Click play to hear author Bill Brown, DTM, discuss his most common method for speech organization—the key point structure.
Last month we looked at a speech’s purpose. But if you are to achieve your purpose, audience members need to be able to follow what you are saying. The best way to ensure that is to organize your speech in a way that makes sense to the listener.
Speech organization may come easily to you. Then again, it may not, especially for newer Toastmasters with little writing experience. What, then, is a good way to organize your speech?
There is no right way to construct one, which allows for flexibility. But that also means you have to plan what you are going to do. Fortunately, some simple structures have been proven beneficial over the years.
The first technique is what I call the key points structure. This is, perhaps, the most common method. Discuss your key points, one by one. In this method, the exact order is not critical. I recommend that you give your strongest points first. That way you have your audience agreeing with you early in the presentation.
The second technique is what I call the sequential structure, which helps when the time sequence or chronology is important to your speech.

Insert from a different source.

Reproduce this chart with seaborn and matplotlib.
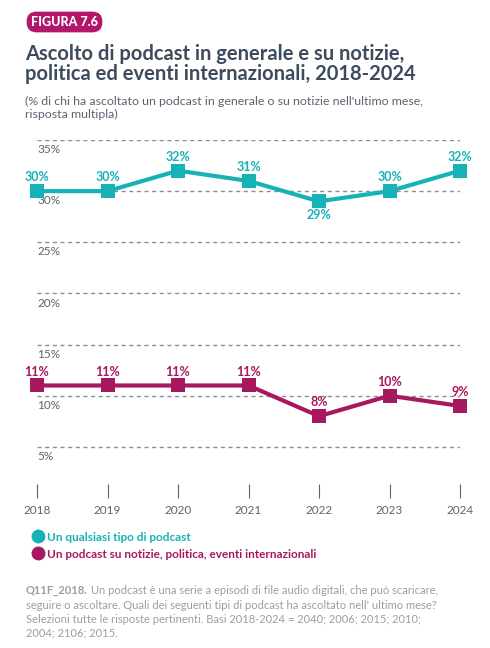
import matplotlib
matplotlib.use("Agg")
import matplotlib.pyplot as plt
import seaborn as sns
import pandas as pd
from matplotlib.lines import Line2D

# dati
anni = [2018, 2019, 2020, 2021, 2022, 2023, 2024]
qualsiasi = [30, 30, 32, 31, 29, 30, 32]
notizie = [11, 11, 11, 11, 8, 10, 9]
etichette_qualsiasi = ["30%", "30%", "32%", "31%", "29%", "30%", "32%"]
etichette_notizie = ["11%", "11%", "11%", "11%", "8%", "10%", "9%"]
ticks_y = [5, 10, 15, 20, 25, 30, 35]
serie_nomi = ["Un qualsiasi tipo di podcast",
              "Un podcast su notizie, politica, eventi internazionali"]

TEAL = "#17b2b5"
MAGENTA = "#a8185f"
TITOLO = "#3c4c5c"
GRIGIO = "#5a6470"
GRIGIO_NOTE = "#9a9ea4"

def main():
    sns.set_style("white")
    plt.rcParams["font.family"] = ["Lato", "DejaVu Sans"]

    df = pd.DataFrame({
        "anno": anni * 2,
        "valore": qualsiasi + notizie,
        "serie": [serie_nomi[0]] * len(anni) + [serie_nomi[1]] * len(anni),
    })

    fig = plt.figure(figsize=(4.9, 6.48), dpi=100)
    ax = fig.add_axes([37 / 490, 1 - 498 / 648, (460 - 37) / 490, (498 - 140) / 648])

    sns.lineplot(data=df, x="anno", y="valore", hue="serie",
                 palette=[TEAL, MAGENTA], marker="s", markersize=10,
                 markeredgewidth=0, linewidth=3, legend=False, ax=ax,
                 clip_on=False, zorder=5)

    ax.set_xlim(2018, 2024)
    ax.set_ylim(0, 35)
    for s in ax.spines.values():
        s.set_visible(False)

    # griglia tratteggiata + etichette sotto le linee
    for t in ticks_y:
        ax.axhline(t, color="#8a8f96", lw=1, ls=(0, (3, 2.5)), zorder=1)
        ax.annotate(f"{t}%", (2018, t), xytext=(0, -3), textcoords="offset points",
                    ha="left", va="top", fontsize=8.5, color=GRIGIO)

    ax.set_yticks([])
    ax.set_xticks(anni)
    ax.set_xticklabels([str(a) for a in anni])
    ax.tick_params(axis="x", bottom=True, length=10, width=0.8, color=GRIGIO,
                   direction="in", labelsize=8.5, labelcolor=GRIGIO, pad=5)
    ax.set_xlabel("")
    ax.set_ylabel("")

    # etichette dati
    for a, v, l in zip(anni, qualsiasi, etichette_qualsiasi):
        off = -10 if l == "29%" else 10
        ax.annotate(l, (a, v), xytext=(0, off), textcoords="offset points",
                    ha="center", va="center", fontsize=9, fontweight="bold", color=TEAL)
    for a, v, l in zip(anni, notizie, etichette_notizie):
        ax.annotate(l, (a, v), xytext=(0, 10), textcoords="offset points",
                    ha="center", va="center", fontsize=9, fontweight="bold", color=MAGENTA)

    # badge e titoli
    fig.text(31 / 490, 1 - 22 / 648, "FIGURA 7.6", fontsize=9, fontweight="black",
             color="white", va="center", ha="left",
             bbox=dict(boxstyle="round,pad=0.35,rounding_size=0.8", fc="#b3176a", ec="none"))
    fig.text(25 / 490, 1 - 44 / 648,
             "Ascolto di podcast in generale e su notizie,\npolitica ed eventi internazionali, 2018-2024",
             fontsize=14.5, fontweight="bold", color=TITOLO, va="top", ha="left", linespacing=1.0)
    fig.text(25 / 490, 1 - 96 / 648,
             "(% di chi ha ascoltato un podcast in generale o su notizie nell'ultimo mese,\nrisposta multipla)",
             fontsize=8.9, color=GRIGIO, va="top", ha="left", linespacing=1.2)

    # legenda
    handles = [Line2D([], [], marker="o", ls="", color=c, markersize=9) for c in (TEAL, MAGENTA)]
    leg = fig.legend(handles, serie_nomi, loc="upper left",
                     bbox_to_anchor=(20 / 490, 1 - 521 / 648), frameon=False,
                     handletextpad=0.2, labelspacing=0.5, handlelength=1.2,
                     prop={"size": 8.5, "weight": "bold"})
    for txt, c in zip(leg.get_texts(), (TEAL, MAGENTA)):
        txt.set_color(c)

    # nota
    fig.canvas.draw()
    r = fig.canvas.get_renderer()
    y0 = 1 - 585 / 648
    t1 = fig.text(26 / 490, y0, "Q11F_2018.", fontsize=8, fontweight="bold",
                  color=GRIGIO_NOTE, va="top", ha="left")
    bb = t1.get_window_extent(r)
    x2 = (bb.x1 + 3) / fig.bbox.width
    fig.text(x2, y0,
             "Un podcast è una serie a episodi di file audio digitali, che può scaricare,",
             fontsize=8, color=GRIGIO_NOTE, va="top", ha="left")
    fig.text(26 / 490, y0 - 15 / 648,
             "seguire o ascoltare. Quali dei seguenti tipi di podcast ha ascoltato nell' ultimo mese?\n"
             "Selezioni tutte le risposte pertinenti. Basi 2018-2024 = 2040; 2006; 2015; 2010;\n"
             "2004; 2106; 2015.",
             fontsize=8, color=GRIGIO_NOTE, va="top", ha="left", linespacing=1.3)

    fig.savefig("out.png", dpi=100)

if __name__ == "__main__":
    main()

If that’s the case, by all means discuss your topic in that order. Your audience members will be able to follow the timing as your story unfolds. Let’s look at a few possibilities.
A sequential structure helps if you are describing some sort of step-by-step procedure, such as assembly or disassembly. It may also apply when discussing geography. For example, let’s say you are giving a report on sales performance for various territories in your company. You could list them in order of size, alphabetical order, or some sort of geographic order, like west to east or east to west.
Sometimes, when discussing geographic information, another order might present itself. For instance, if you were making a report on criteria for each of the 14 Toast masters regions, reviewing them in numerical order would make the most sense.
A complicated structure has the potential of confusing your audience.
A third way that you can organize your speech is what I call the problem/solution structure. One strategy is to state an issue or problem, analyze the possible solutions, then finish up with your recommendation. You could also state the issue or problem, make your recommendation, then present an analysis of why that solution is the best.
For example, let’s say you are recommending a contact management software package for your company to purchase and you have evaluated three options: brands X, Y, and Z. You could describe the situation, show your analysis of the three options, and give your recommendation.
On the other hand, especially if you are presenting to top management, an alternative tactic is to say, “Our task was to evaluate and recommend a contact management system for our company. We recommend going with Brand X. Here is why.” And then give your analysis of the pros and cons of each.
Management tends to like the bottom-line up front. Other groups might prefer to see your analysis first. Gauge your audience and organize accordingly.
The problem/solution structure is also common for stories and speech contests. You describe a problem, then reveal an “aha” moment that transformed your thinking. Finish with the results you now enjoy with your new perspective.
Obviously, this can be employed in many ways, and some are more desirable than others. It all depends on the characteristics of your audience.
While you have many ways to organize your speech, I recommend two principles to follow. The first is keep it simple. A complicated structure has the potential of confusing your audience. The second is to use three main points or categories. You can make many points, but I suggest that you lump them together into three main ones. What did I do above? I described the key point structure, the sequential structure, and the problem/solution structure. Hopefully, that made it simple.
Organization is one of the key actions in your presentation planning phase. It is a vital part in making sure that you achieve your speech’s purpose. And that, after all, is why you are speaking in the first place.